If there are any of you out there who, after hearing the words "modern opera," scratch at imaginary scars or develop an annoying tic, I have a remedy: Jake Heggie's contemporary work from 2000, Dead Man Walking, at Houston Grand Opera.
Adapted from the book by Sister Helen Prejean about her years counseling death row inmates at the Louisiana State Penitentiary, made famous by Tim Robbins's Academy Award-winning movie, this "journey toward redemption" has been adapted by another prize winner, Broadway's Terrence McNally (Master Class, Love! Valour! Compassion! Kiss of the Spider Woman). Walking is a relief after a long era of sitting through bad modern operas.
It's old-fashioned opera-making of the grand kind, with outsize passions, roiling orchestral climaxes, tingling choral passages, wondrous solo pieces for all the individual voices. Definitively produced with stunning sets and visual aplomb, this clever opera has a head to it, and, in a lovely nod to opera's long history, a big heart. While Heggie's music is tonal and muscularly dramatic, with a sterling and highly polished orchestration, it isn't Tosca or Carmen, so don't get your hopes too high. But with its cinematic sweep and atmospheric color, Heggie's music serves the drama superbly.
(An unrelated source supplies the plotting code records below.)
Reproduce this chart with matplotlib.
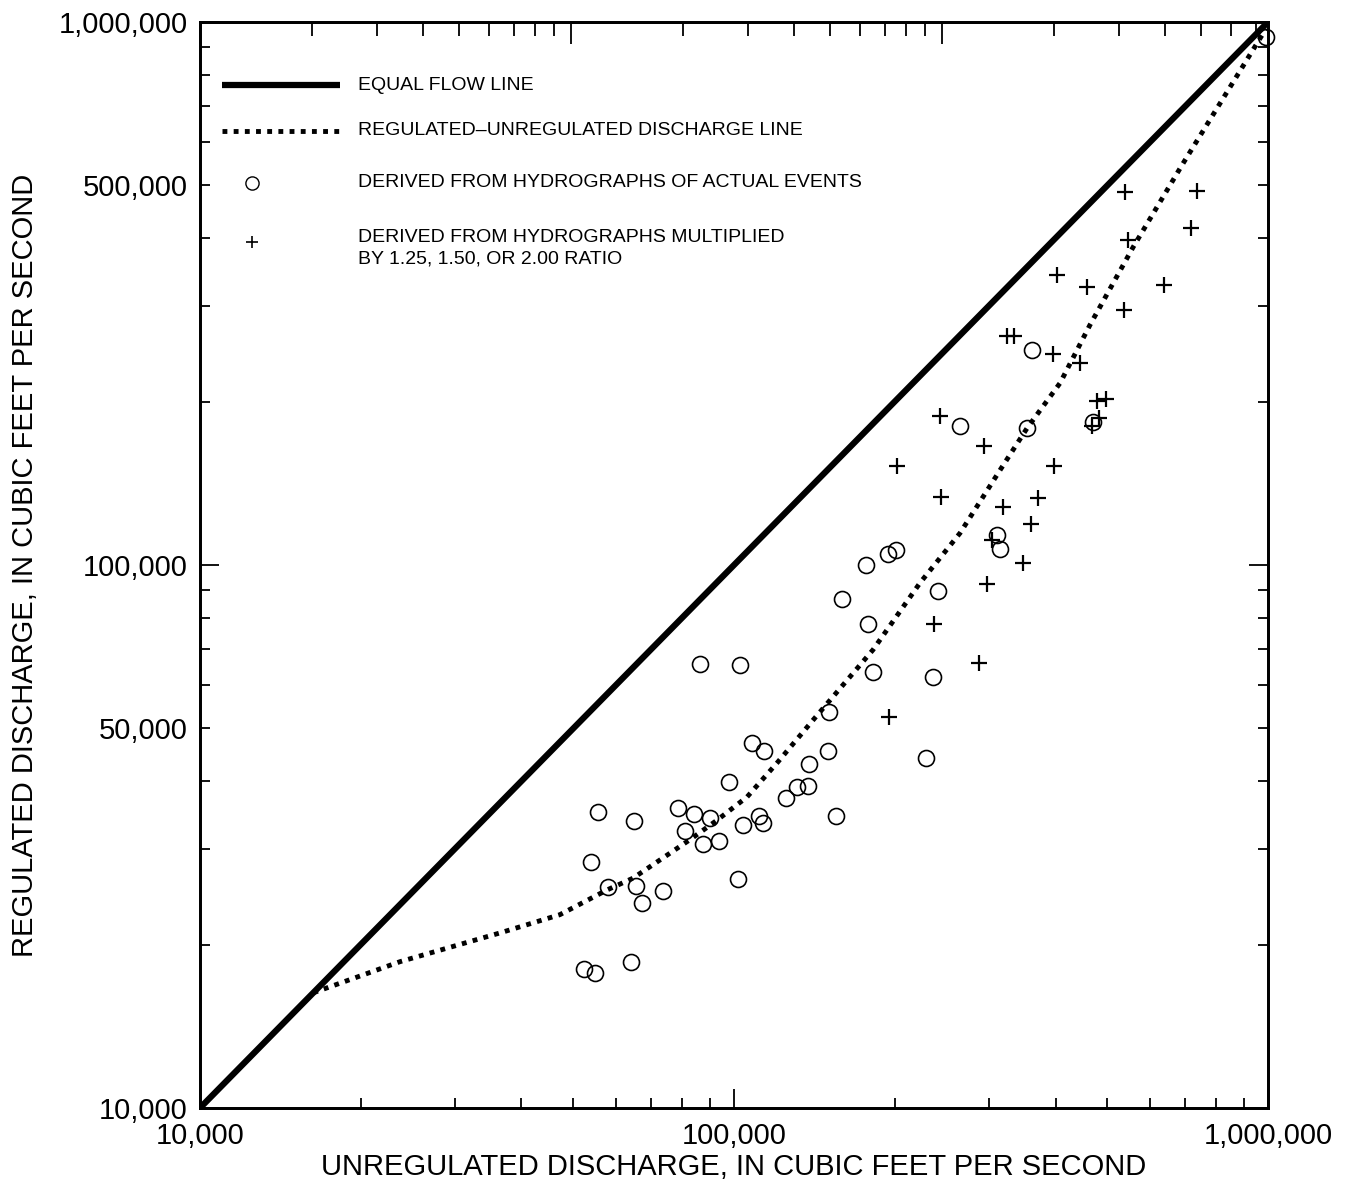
import math
import matplotlib
matplotlib.use("Agg")
import matplotlib.pyplot as plt
from matplotlib.ticker import LogLocator, FuncFormatter, NullFormatter

plt.rcParams['font.family'] = ['Liberation Sans', 'DejaVu Sans']

# datos (pies cubicos por segundo)
equal_x = [10000, 1000000]
equal_y = [10000, 1000000]

curve_x = [16300, 23700, 36400, 47200, 57800, 64700, 82700, 93000, 105800, 120400,
           140600, 182100, 223000, 265000, 315000, 354000, 408000, 464000, 559000,
           690000, 990000]
curve_y = [16300, 18600, 21000, 22700, 25200, 26500, 31200, 33900, 37400, 43200,
           51800, 69800, 92700, 114500, 149600, 178800, 216400, 276700, 385000,
           545000, 970000]

# eventos reales (circulos)
obs_x = [86400, 102600, 176700, 194300, 201100, 159300, 178200, 182100, 241000, 235900,
         108100, 113800, 150000, 150600, 138200, 97900, 131200, 137600, 125200, 78600,
         84200, 90200, 55600, 65000, 155200, 81000, 87500, 93700, 103900, 111400,
         113300, 54000, 58100, 65500, 67300, 73600, 101700, 52400, 54900, 64100,
         228800, 265000, 361500, 353800, 310900, 314900, 470200, 991000]
obs_y = [65700, 65400, 100000, 104800, 106600, 86600, 77900, 63500, 89600, 62200,
         47000, 45400, 45400, 53600, 43000, 39800, 39000, 39200, 37200, 35700,
         34800, 34200, 35100, 33800, 34500, 32400, 30600, 31000, 33200, 34500,
         33500, 28400, 25500, 25600, 23900, 25100, 26400, 18000, 17700, 18600,
         44100, 180300, 248800, 178800, 113600, 107000, 183400, 938000]

# hidrogramas multiplicados (cruces)
mult_x = [539900, 736200, 546900, 717500, 402600, 458200, 638500, 537600, 324400, 334400,
          395700, 444600, 478400, 497300, 482500, 468100, 243100, 293900, 202000, 397400,
          244100, 318900, 370900, 359900, 304200, 347700, 297700, 236900, 287600, 195100]
mult_y = [486400, 488500, 396700, 417500, 342000, 325100, 328000, 294800, 264100, 264100,
          244700, 235500, 200500, 202200, 186500, 180300, 188100, 165700, 152200, 152200,
          133400, 127900, 132800, 119000, 111200, 100900, 92300, 77900, 66000, 52500]

fig = plt.figure(figsize=(13.53, 11.84), dpi=100)
ax = fig.add_axes([0.1478, 0.0642, 0.7894, 0.9172])

ax.plot(equal_x, equal_y, color="black", lw=4.5, solid_capstyle="butt")
ax.plot(curve_x, curve_y, color="black", lw=3.5, linestyle=(0, (1, 1.3)),
        dash_capstyle="butt")
ax.plot(obs_x, obs_y, linestyle="none", marker="o", ms=11.5, mfc="none",
        mec="black", mew=1.2, clip_on=False)
ax.plot(mult_x, mult_y, linestyle="none", marker="+", ms=11, mec="black", mew=1.6)

ax.set_xscale("log")
ax.set_yscale("log")
ax.set_xlim(10000, 1000000)
ax.set_ylim(10000, 1000000)

fmt = FuncFormatter(lambda v, p: f"{v:,.0f}")
def fmt_cinco(v, p):
    e = math.floor(math.log10(v))
    if round(v / 10**e) == 5:
        return f"{v:,.0f}"
    return ""

for eje in (ax.xaxis, ax.yaxis):
    eje.set_major_locator(LogLocator(base=10, numticks=10))
    eje.set_minor_locator(LogLocator(base=10, subs=range(2, 10), numticks=10))
    eje.set_major_formatter(fmt)
ax.xaxis.set_minor_formatter(NullFormatter())
ax.yaxis.set_minor_formatter(FuncFormatter(fmt_cinco))

ax.tick_params(which="both", direction="in", top=False, right=True, width=1.3,
               labelsize=21, colors="black")
ax.tick_params(which="major", length=14)
ax.tick_params(which="minor", length=7)
ax.tick_params(axis="y", which="both", pad=9)
ax.tick_params(axis="x", which="both", pad=10)
for s in ax.spines.values():
    s.set_linewidth(2)

# eje superior: marcas con otra escala logaritmica (sin etiquetas)
ax_top = ax.twiny()
ax_top.set_xscale("log")
ax_top.set_xlim(1, 10 ** (1068 / 371))
ax_top.xaxis.set_major_locator(LogLocator(base=10, numticks=10))
ax_top.xaxis.set_minor_locator(LogLocator(base=10, subs=range(2, 10), numticks=10))
ax_top.xaxis.set_major_formatter(NullFormatter())
ax_top.xaxis.set_minor_formatter(NullFormatter())
ax_top.tick_params(which="both", direction="in", width=1.3)
ax_top.tick_params(which="major", length=16)
ax_top.tick_params(which="minor", length=10)
for s in ax_top.spines.values():
    s.set_linewidth(2)

ax.set_xlabel("UNREGULATED DISCHARGE, IN CUBIC FEET PER SECOND", fontsize=21, labelpad=2)
ax.set_ylabel("REGULATED DISCHARGE, IN CUBIC FEET PER SECOND", fontsize=21, labelpad=14)

# leyenda dibujada a mano
tr = ax.transAxes
ax.plot([0.021, 0.131], [0.942, 0.942], transform=tr, color="black", lw=4.5,
        solid_capstyle="butt")
ax.plot([0.021, 0.131], [0.900, 0.900], transform=tr, color="black", lw=3.5,
        linestyle=(0, (1, 1.3)), dash_capstyle="butt")
ax.plot([0.049], [0.852], transform=tr, marker="o", ms=9.5, mfc="none", mec="black", mew=1.0)
ax.plot([0.049], [0.797], transform=tr, marker="+", ms=9, mec="black", mew=1.2)
tx = 0.148
ax.text(tx, 0.942, "EQUAL FLOW LINE", transform=tr, fontsize=14, va="center")
ax.text(tx, 0.900, "REGULATED\u2013UNREGULATED DISCHARGE LINE", transform=tr,
        fontsize=14, va="center")
ax.text(tx, 0.852, "DERIVED FROM HYDROGRAPHS OF ACTUAL EVENTS", transform=tr,
        fontsize=14, va="center")
ax.text(tx, 0.809, "DERIVED FROM HYDROGRAPHS MULTIPLIED\nBY 1.25, 1.50, OR 2.00 RATIO",
        transform=tr, fontsize=14, va="top", linespacing=1.35)

fig.savefig("out.png", dpi=100)
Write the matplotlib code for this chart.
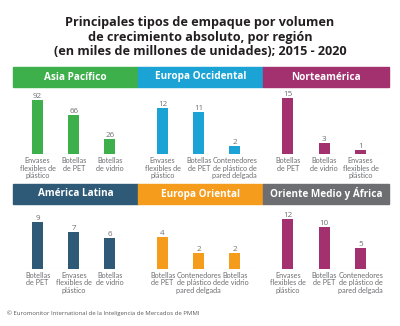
import matplotlib
matplotlib.use("Agg")
import matplotlib.pyplot as plt
from matplotlib.patches import Rectangle

W, H = 400, 326

regions = ["Asia Pacífico", "Europa Occidental", "Norteamérica",
           "América Latina", "Europa Oriental", "Oriente Medio y África"]

asia_labels = ["Envases\nflexibles de\nplástico", "Botellas\nde PET", "Botellas\nde vidrio"]
asia_values = [92, 66, 26]
europa_occ_labels = ["Envases\nflexibles de\nplástico", "Botellas\nde PET", "Contenedores\nde plástico de\npared delgada"]
europa_occ_values = [12, 11, 2]
norte_labels = ["Botellas\nde PET", "Botellas\nde vidrio", "Envases\nflexibles de\nplástico"]
norte_values = [15, 3, 1]
latina_labels = ["Botellas\nde PET", "Envases\nflexibles de\nplástico", "Botellas\nde vidrio"]
latina_values = [9, 7, 6]
europa_or_labels = ["Botellas\nde PET", "Contenedores\nde plástico de\npared delgada", "Botellas\nde vidrio"]
europa_or_values = [4, 2, 2]
oriente_labels = ["Envases\nflexibles de\nplástico", "Botellas\nde PET", "Contenedores\nde plástico de\npared delgada"]
oriente_values = [12, 10, 5]

colors = ["#3db04b", "#1ba3d6", "#a3306f", "#2e5a78", "#f59c1d", "#a3306f"]
header_colors = ["#3db04b", "#1ba3d6", "#a3306f", "#2e5a78", "#f59c1d", "#6d6e71"]
ymax = [102, 15.6, 16.1, 10.9, 7.1, 13.7]

panels = [
    (asia_labels, asia_values), (europa_occ_labels, europa_occ_values),
    (norte_labels, norte_values), (latina_labels, latina_values),
    (europa_or_labels, europa_or_values), (oriente_labels, oriente_values),
]

narrow = ["Lato", "DejaVu Sans"]
bold = ["Open Sans", "DejaVu Sans"]

fig = plt.figure(figsize=(W / 100, H / 100), dpi=100)
fig.patch.set_facecolor("white")


def fx(x):
    return x / W


def fy(y):
    return 1 - y / H


fig.text(0.5, fy(37), "Principales tipos de empaque por volumen\nde crecimiento absoluto, por región\n"
         "(en miles de millones de unidades); 2015 - 2020",
         ha="center", va="center", fontsize=9.1, fontweight="bold", family=bold,
         color="#231f20", linespacing=1.16)

col_x = [13, 138, 263, 389]
band_y = [(67, 87), (184, 204)]
plot_y = [(94, 154), (212, 269)]

for i, (labels, values) in enumerate(panels):
    row, col = divmod(i, 3)
    x0, x1 = col_x[col], col_x[col + 1]
    b0, b1 = band_y[row]
    fig.patches.append(Rectangle((fx(x0), fy(b1)), fx(x1 - x0), (b1 - b0) / H,
                                 transform=fig.transFigure, color=header_colors[i], zorder=0))
    fig.text(fx((x0 + x1) / 2), fy((b0 + b1) / 2), regions[i], ha="center", va="center",
             color="white", fontsize=7.2, fontweight="bold", family=bold)

    t, b = plot_y[row]
    ax = fig.add_axes([fx(x0), fy(b), fx(x1 - x0), (b - t) / H])
    ax.set_xlim(-0.68, 2.78)
    ax.set_ylim(0, ymax[i])
    pos = range(len(values))
    ax.bar(pos, values, width=0.3, color=colors[i], zorder=2)
    ax.axhline(0, xmin=0.05, xmax=0.95, color="#e8e8e8", lw=0.8, zorder=1)
    for p, v, lab in zip(pos, values, labels):
        ax.text(p, v, str(v), ha="center", va="bottom", fontsize=5.8,
                color="#6d6e71", family=bold)
        ax.text(p, -0.05 * ymax[i], lab, ha="center", va="top", fontsize=5.2,
                color="#6d6e71", family=narrow, linespacing=1.1)
    ax.axis("off")

fig.text(fx(7), fy(313), "© Euromonitor International de la Inteligencia de Mercados de PMMI",
         ha="left", va="center", fontsize=4.3, color="#58595b", family=bold)

fig.savefig("out.png", dpi=100)
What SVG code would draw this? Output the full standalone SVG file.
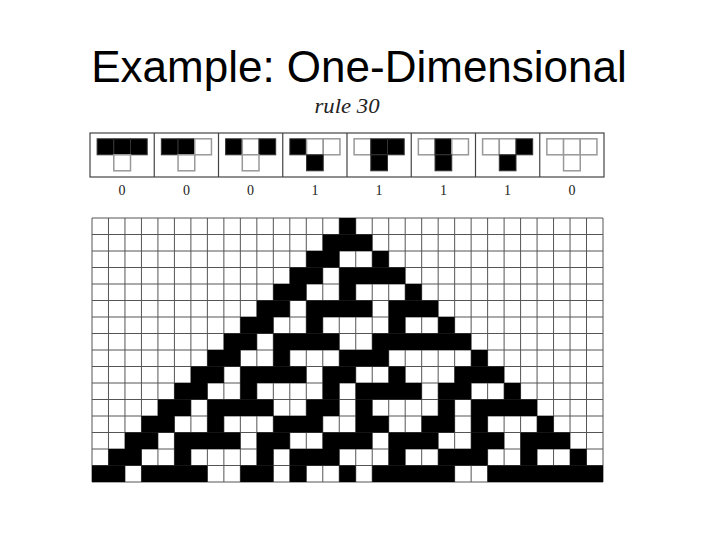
<svg xmlns="http://www.w3.org/2000/svg" width="720" height="540" viewBox="0 0 720 540">
<style>
.title{font-family:"Liberation Sans",Arial,sans-serif;font-size:44px;fill:#000}
.rule{font-family:"Liberation Serif","Times New Roman",serif;font-style:italic;font-size:21px;fill:#222}
.dig{font-family:"Liberation Serif","Times New Roman",serif;font-size:14px;fill:#222;text-anchor:middle}
.b{fill:#000;stroke:#333;stroke-width:1}
.w{fill:#fff;stroke:#999;stroke-width:1.5}
.frame{fill:none;stroke:#444;stroke-width:1.2}
.grid{fill:none;stroke:#555;stroke-width:1}
</style>
<rect width="720" height="540" fill="#fff"/>
<text class="title" x="359" y="82" text-anchor="middle">Example: One-Dimensional</text>
<text class="rule" x="347" y="113" text-anchor="middle" textLength="65" lengthAdjust="spacingAndGlyphs">rule 30</text>

<g id="rule-panel">
  <rect class="frame" x="90" y="133" width="514" height="44"/>
  <path class="frame" d="M154.25 133V177M218.5 133V177M282.75 133V177M347 133V177M411.25 133V177M475.5 133V177M539.75 133V177"/>
  <g id="r111" transform="translate(97.1,138.8)">
    <rect class="b" x="0" y="0" width="16.7" height="16"/><rect class="b" x="16.7" y="0" width="16.7" height="16"/><rect class="b" x="33.4" y="0" width="16.7" height="16"/>
    <rect class="w" x="16.7" y="16" width="16.7" height="16"/>
  </g>
  <g id="r110" transform="translate(161.35,138.8)">
    <rect class="b" x="0" y="0" width="16.7" height="16"/><rect class="b" x="16.7" y="0" width="16.7" height="16"/><rect class="w" x="33.4" y="0" width="16.7" height="16"/>
    <rect class="w" x="16.7" y="16" width="16.7" height="16"/>
  </g>
  <g id="r101" transform="translate(225.6,138.8)">
    <rect class="b" x="0" y="0" width="16.7" height="16"/><rect class="w" x="16.7" y="0" width="16.7" height="16"/><rect class="b" x="33.4" y="0" width="16.7" height="16"/>
    <rect class="w" x="16.7" y="16" width="16.7" height="16"/>
  </g>
  <g id="r100" transform="translate(289.85,138.8)">
    <rect class="b" x="0" y="0" width="16.7" height="16"/><rect class="w" x="16.7" y="0" width="16.7" height="16"/><rect class="w" x="33.4" y="0" width="16.7" height="16"/>
    <rect class="b" x="16.7" y="16" width="16.7" height="16"/>
  </g>
  <g id="r011" transform="translate(354.1,138.8)">
    <rect class="w" x="0" y="0" width="16.7" height="16"/><rect class="b" x="16.7" y="0" width="16.7" height="16"/><rect class="b" x="33.4" y="0" width="16.7" height="16"/>
    <rect class="b" x="16.7" y="16" width="16.7" height="16"/>
  </g>
  <g id="r010" transform="translate(418.35,138.8)">
    <rect class="w" x="0" y="0" width="16.7" height="16"/><rect class="b" x="16.7" y="0" width="16.7" height="16"/><rect class="w" x="33.4" y="0" width="16.7" height="16"/>
    <rect class="b" x="16.7" y="16" width="16.7" height="16"/>
  </g>
  <g id="r001" transform="translate(482.6,138.8)">
    <rect class="w" x="0" y="0" width="16.7" height="16"/><rect class="w" x="16.7" y="0" width="16.7" height="16"/><rect class="b" x="33.4" y="0" width="16.7" height="16"/>
    <rect class="b" x="16.7" y="16" width="16.7" height="16"/>
  </g>
  <g id="r000" transform="translate(546.85,138.8)">
    <rect class="w" x="0" y="0" width="16.7" height="16"/><rect class="w" x="16.7" y="0" width="16.7" height="16"/><rect class="w" x="33.4" y="0" width="16.7" height="16"/>
    <rect class="w" x="16.7" y="16" width="16.7" height="16"/>
  </g>
  <g id="outputs">
    <text class="dig" x="122.1" y="195">0</text>
    <text class="dig" x="186.4" y="195">0</text>
    <text class="dig" x="250.6" y="195">0</text>
    <text class="dig" x="314.9" y="195">1</text>
    <text class="dig" x="379.1" y="195">1</text>
    <text class="dig" x="443.4" y="195">1</text>
    <text class="dig" x="507.6" y="195">1</text>
    <text class="dig" x="571.9" y="195">0</text>
  </g>
</g>

<g id="evolution" transform="translate(92,218) scale(16.484,16.5)">
  <rect x="0" y="0" width="31" height="16" fill="#fff"/>
  <path class="grid" vector-effect="non-scaling-stroke" d="M0 0V16M1 0V16M2 0V16M3 0V16M4 0V16M5 0V16M6 0V16M7 0V16M8 0V16M9 0V16M10 0V16M11 0V16M12 0V16M13 0V16M14 0V16M15 0V16M16 0V16M17 0V16M18 0V16M19 0V16M20 0V16M21 0V16M22 0V16M23 0V16M24 0V16M25 0V16M26 0V16M27 0V16M28 0V16M29 0V16M30 0V16M31 0V16M0 0H31M0 1H31M0 2H31M0 3H31M0 4H31M0 5H31M0 6H31M0 7H31M0 8H31M0 9H31M0 10H31M0 11H31M0 12H31M0 13H31M0 14H31M0 15H31M0 16H31"/>
  <g fill="#000">
    <rect x="15" y="0" width="1" height="1"/>
    <rect x="14" y="1" width="3" height="1"/>
    <rect x="13" y="2" width="2" height="1"/><rect x="17" y="2" width="1" height="1"/>
    <rect x="12" y="3" width="2" height="1"/><rect x="15" y="3" width="4" height="1"/>
    <rect x="11" y="4" width="2" height="1"/><rect x="15" y="4" width="1" height="1"/><rect x="19" y="4" width="1" height="1"/>
    <rect x="10" y="5" width="2" height="1"/><rect x="13" y="5" width="4" height="1"/><rect x="18" y="5" width="3" height="1"/>
    <rect x="9" y="6" width="2" height="1"/><rect x="13" y="6" width="1" height="1"/><rect x="18" y="6" width="1" height="1"/><rect x="21" y="6" width="1" height="1"/>
    <rect x="8" y="7" width="2" height="1"/><rect x="11" y="7" width="4" height="1"/><rect x="17" y="7" width="6" height="1"/>
    <rect x="7" y="8" width="2" height="1"/><rect x="11" y="8" width="1" height="1"/><rect x="15" y="8" width="3" height="1"/><rect x="23" y="8" width="1" height="1"/>
    <rect x="6" y="9" width="2" height="1"/><rect x="9" y="9" width="4" height="1"/><rect x="14" y="9" width="2" height="1"/><rect x="18" y="9" width="1" height="1"/><rect x="22" y="9" width="3" height="1"/>
    <rect x="5" y="10" width="2" height="1"/><rect x="9" y="10" width="1" height="1"/><rect x="14" y="10" width="1" height="1"/><rect x="16" y="10" width="4" height="1"/><rect x="21" y="10" width="2" height="1"/><rect x="25" y="10" width="1" height="1"/>
    <rect x="4" y="11" width="2" height="1"/><rect x="7" y="11" width="4" height="1"/><rect x="13" y="11" width="2" height="1"/><rect x="16" y="11" width="1" height="1"/><rect x="21" y="11" width="1" height="1"/><rect x="23" y="11" width="4" height="1"/>
    <rect x="3" y="12" width="2" height="1"/><rect x="7" y="12" width="1" height="1"/><rect x="11" y="12" width="3" height="1"/><rect x="16" y="12" width="2" height="1"/><rect x="20" y="12" width="2" height="1"/><rect x="23" y="12" width="1" height="1"/><rect x="27" y="12" width="1" height="1"/>
    <rect x="2" y="13" width="2" height="1"/><rect x="5" y="13" width="4" height="1"/><rect x="10" y="13" width="2" height="1"/><rect x="14" y="13" width="3" height="1"/><rect x="18" y="13" width="3" height="1"/><rect x="23" y="13" width="2" height="1"/><rect x="26" y="13" width="3" height="1"/>
    <rect x="1" y="14" width="2" height="1"/><rect x="5" y="14" width="1" height="1"/><rect x="10" y="14" width="1" height="1"/><rect x="12" y="14" width="3" height="1"/><rect x="18" y="14" width="1" height="1"/><rect x="21" y="14" width="3" height="1"/><rect x="26" y="14" width="1" height="1"/><rect x="29" y="14" width="1" height="1"/>
    <rect x="0" y="15" width="2" height="1"/><rect x="3" y="15" width="4" height="1"/><rect x="9" y="15" width="2" height="1"/><rect x="12" y="15" width="1" height="1"/><rect x="15" y="15" width="1" height="1"/><rect x="17" y="15" width="5" height="1"/><rect x="24" y="15" width="7" height="1"/>
  </g>
</g>
</svg>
Heggie's first opera, Walking was commissioned by San Francisco Opera, where he worked in the publicity department while he composed on the side. He was celebrated for his art songs, and many high-class singers clamored to sing them. In his later operas that I've seen (Three Decembers and End of the Affair; not Moby Dick, which premiered in Dallas last April), the music, except for short, tantalizing sequences, seems emotionally removed. He illustrates the stories but doesn't compose them. Here, though, he's in the moment with a vengeance. His strong voice is a stirring amalgam of classic Americana sound: the Bernsteins (Elmer and Leonard), George Gershwin and Carlisle Floyd swirl through the work, grounding it with sturdy legs. Walking sounds like what I imagine John Steinbeck would sound like, if he wrote an opera.
Unfortunately, Walking is not Steinbeck, it's Prejean. While the sister's lifework is laudatory — her 1997 article in Salt of the Earth magazine, "Would Jesus Pull the Switch," is this opera's theme in miniature — putting her problems center stage throws the opera out of focus. Forgive me, Sister, but, as theatrical drama, your spiritual travails are not on the same level as the imminent execution of a convicted murderer and the paralyzing effects on the surviving family members. When the good sister swoons, we're supposed to swoon. When she has insomnia, it's supposed to be mighty significant. She begins to pall before the first-act blackout, where she faints at the Coke machine.
Although the character becomes tiresome, Heggie and McNally present two vibrant alternatives: Joseph De Rocher and his mother. Whenever these polar opposites are around, the opera soars. De Rocher (a dramatic composite of a number of death-row inmates Sister Prejean ministered to), unknown and dangerous, an over-tightened spring, has built-in tension. You hold your breath, waiting for him to do another monstrous act. And drab, unassuming Mrs. De Rocher is the ultimate grieving mother, enabler and denier. She needs her dreams — they're all she has. Her emotional monologue before the parole board, pleading to stop another killing, is the opera's pinnacle. The four parents of the dead youths, whose senseless murders we see during a powerful prologue, bring a palpable sense of Old Testament vengeance to counter Sister Helen's lack of sleep.
The cast is unsurpassed. As Sister Helen, major diva Joyce DiDonato, an alumna of HGO's studio program, wraps her luscious dark mezzo around Heggie's dramatic music and burnishes it with feisty presence and pinpoint delivery. Beefy baritone Philip Cutlip, as killer Joseph De Rocher, is not yet a megastar, but after this incandescent, physical performance, he's there. Anyone who can do pushups while he sings with unflinching ardor is most assuredly on the cusp of major stardom. Highest accolades go to legendary superstar Frederica von Stade, as Mrs. De Rocher, who originated the role at the world premiere. These final Houston performances are her farewell to the stage after three decades of superlative, unparalleled work, so if there's another reason to see Walking, it's von Stade. She is radiant, and supplies the necessary human heart to the opera. Soprano Measha Brueggergosman, as Sister Rose, and baritone John Packard, as Owen Hart, the father of the murdered boy, add substantial vocal characterizations that enhance the drama. But it's maestro Patrick Summers who captures the power and sweep of Heggie's music and sends it ricocheting through the Wortham with elemental, electric surges.
Heggie's opera isn't perfect, but if this is the sound of modern opera, I'm all ears.